On Thu, Mar 12, 2020 at 2:37 PM John Cowan <xxxxxx@ccil.org> wrote:
Thanks for the feedback! 

On Thu, Mar 12, 2020 at 5:16 PM Arthur A. Gleckler <xxxxxx@speechcode.com> wrote:

However, it might be better to use a record type for the request and response, putting the mandatory information, e.g. the request URL, HTTP version, and verb, in the record's slots, and putting everything else in a dictionary slot. 

This seems very arbitrary to me.  In particular, content is mandatory with PUT, POST, PATCH (unless file is provided)  and forbidden/useless with other verbs.  So there's a lot of interdependencies.

Yes, there are definitely many interdependencies.  I've always wondered whether that was a sign of poor protocol design, but I've never convinced myself one way or the other.

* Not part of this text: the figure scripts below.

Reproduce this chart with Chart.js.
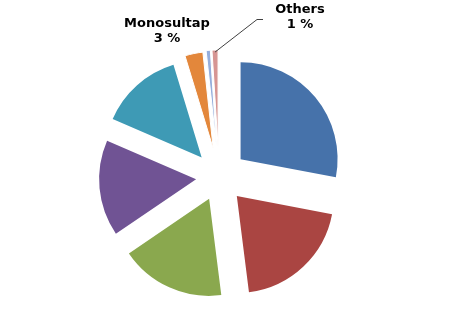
<!DOCTYPE html>
<html lang="en">
<head>
    <meta charset="UTF-8">
    <title>Pie</title>
    <script src="https://cdn.jsdelivr.net/npm/chart.js"></script>
    <style>
        html, body { margin: 0; padding: 0; background: white; }
        #wrap { width: 467px; height: 312px; }
    </style>
</head>
<body>
    <div id="wrap"><canvas id="pieChart"></canvas></div>

    <script>
        // values (percent)
        var categories = ['Slice 1', 'Slice 2', 'Slice 3', 'Slice 4', 'Slice 5', 'Monosultap', 'Slice 7', 'Others'];
        var shares = [28, 20, 17.5, 16, 13.8, 3, 0.7, 1];

        var colors = ['#4672AA', '#AA4542', '#8AA84E', '#705394', '#3E9AB5', '#E3873B', '#95AEDC', '#D69593'];
        var R = 97;
        // explosion in px, chart.js moves arcs by offset / 4
        var explodePx = [28, 26, 24, 23, 26, 29, 30, 30];

        // chart.js grows and narrows thin exploded arcs, undo that so
        // every slice keeps radius R and its real angle
        var keepShape = {
            id: 'keepShape',
            afterDatasetsUpdate: function(chart) {
                chart.getDatasetMeta(0).data.forEach(function(arc) {
                    arc._s0 = arc.startAngle;
                    arc._e0 = arc.endAngle;
                });
            },
            beforeDatasetsDraw: function(chart) {
                chart.getDatasetMeta(0).data.forEach(function(arc) {
                    var off = (arc.options.offset || 0) / 4;
                    var fix = 1 - Math.sin(Math.min(Math.PI, arc.circumference));
                    var ro = off * fix;
                    var d = ro / (Math.PI * R);
                    arc.outerRadius = R - ro;
                    arc.startAngle = arc._s0 - d / 2;
                    arc.endAngle = arc._e0 + d / 2;
                });
            }
        };

        var sliceLabels = {
            id: 'sliceLabels',
            afterDatasetsDraw: function(chart) {
                var ctx = chart.ctx;
                var arcs = chart.getDatasetMeta(0).data;
                ctx.save();
                ctx.fillStyle = '#000';
                ctx.font = 'bold 13px "DejaVu Sans", Verdana, sans-serif';
                ctx.textAlign = 'center';
                ctx.textBaseline = 'alphabetic';

                var m = categories.indexOf('Monosultap');
                ctx.fillText(categories[m], 167, 27);
                ctx.fillText(shares[m] + ' %', 167, 42);

                var o = categories.indexOf('Others');
                ctx.fillText(categories[o], 300, 13);
                ctx.fillText(Math.round(shares[o]) + ' %', 300, 28);

                // leader line from the Others slice
                var a = arcs[o];
                var mid = (a._s0 + a._e0) / 2;
                var dist = explodePx[o] + R - 2;
                var px = a.x + Math.cos(mid) * dist;
                var py = a.y + Math.sin(mid) * dist;
                ctx.strokeStyle = '#404040';
                ctx.lineWidth = 1;
                ctx.beginPath();
                ctx.moveTo(px, py);
                ctx.lineTo(257, 19.5);
                ctx.lineTo(263, 19.5);
                ctx.stroke();
                ctx.restore();
            }
        };

        var ctx = document.getElementById('pieChart').getContext('2d');
        var pieChart = new Chart(ctx, {
            type: 'pie',
            data: {
                labels: categories,
                datasets: [{
                    data: shares,
                    backgroundColor: colors,
                    borderColor: '#ffffff',
                    borderWidth: [0, 0, 0, 0, 0, 1, 1, 1],
                    offset: explodePx.map(function(v) { return v * 4; })
                }]
            },
            options: {
                responsive: true,
                maintainAspectRatio: false,
                animation: false,
                radius: R,
                layout: { padding: { left: 0, right: 29, top: 42, bottom: 0 } },
                plugins: {
                    legend: { display: false },
                    tooltip: { enabled: false }
                }
            },
            plugins: [keepShape, sliceLabels]
        });
    </script>
</body>
</html>
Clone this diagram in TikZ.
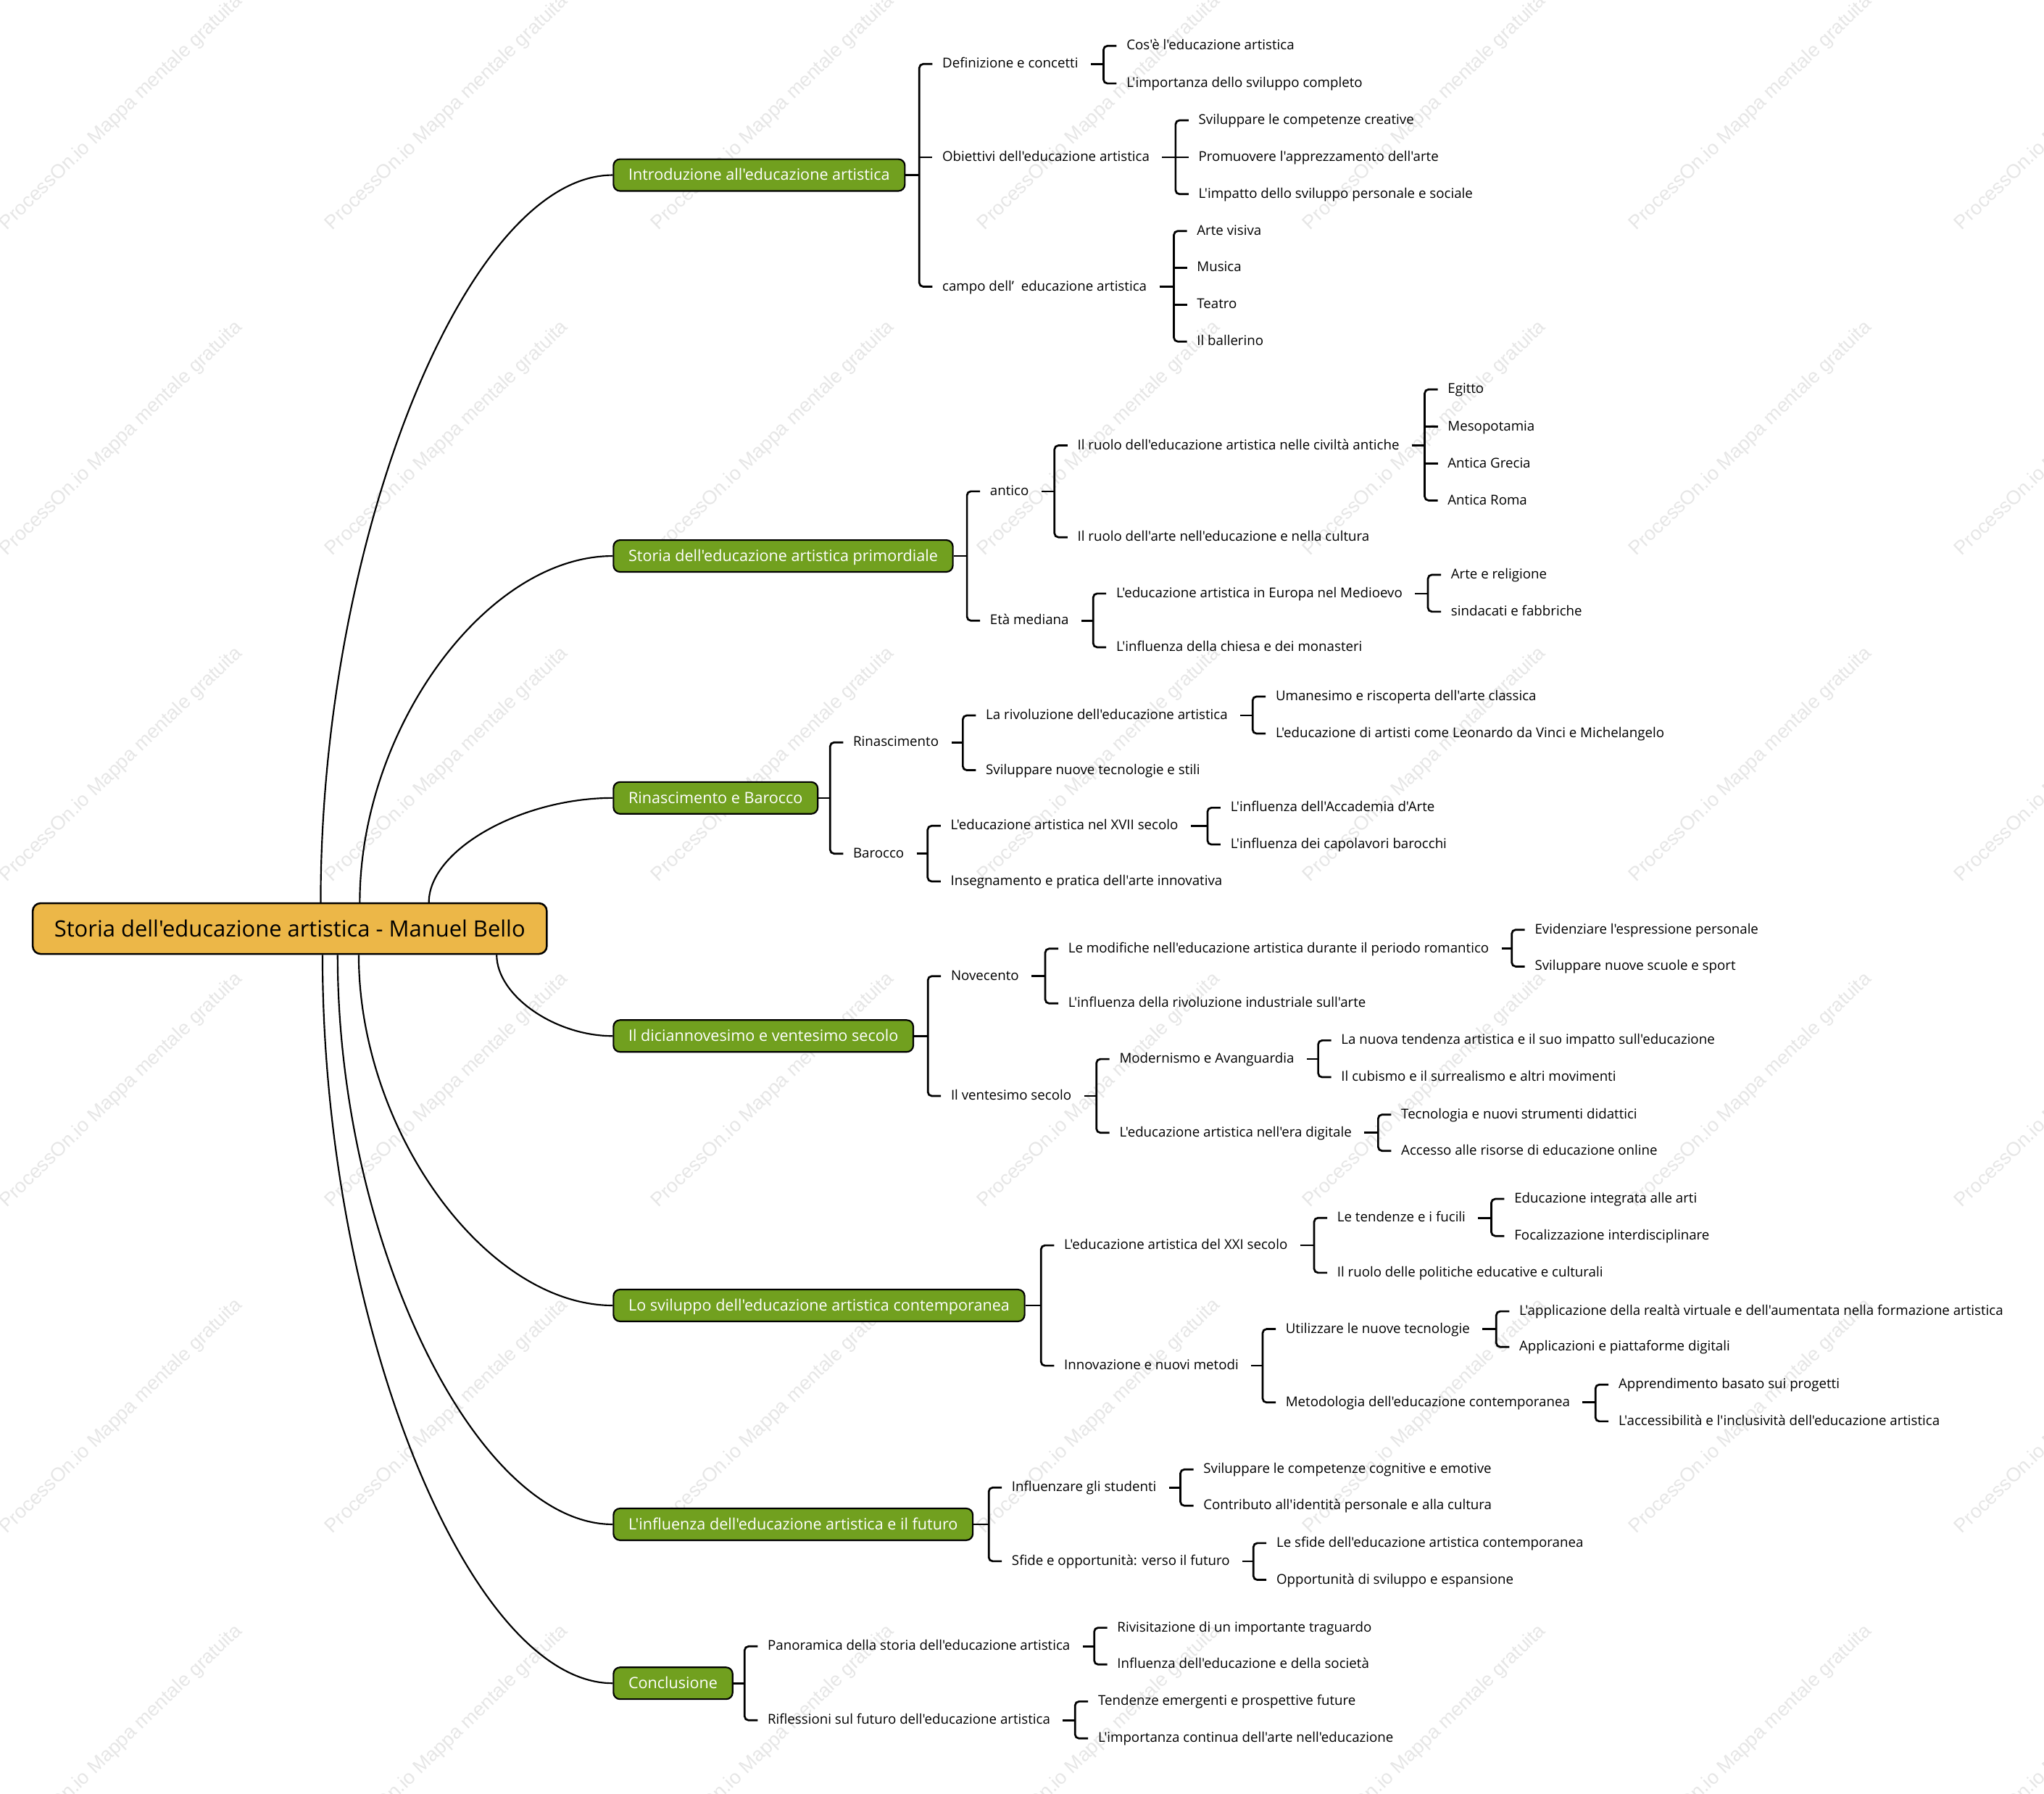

Still, type, URL, verb, HTTP version, headers, and timeout are included with every request.  It seems cleaner to privilege them for that reason.
 
Also, almost everything you mentioned that isn't mandatory is in the headers, so perhaps just keep a dictionary of headers and provide procedures for extracting information like content type,

I agree that content-type and content-encoding can be eliminated.
 
cookies,

I think that having a cookie jar data structure is the Right Thing, since you can just keep it in a variable, pass it in the request, and reassign the variable from the response.

Yes, that makes sense.  I had some doubts about that one when I sent my message.
 
parameters,

They really belong with an URL SRFI yet to be written.

Yes.  In my request structure, I keep both the pure string and a parsed representation.  Both are frequently useful, and it's nice not to have to convert between them unnecessarily — more than once, that is.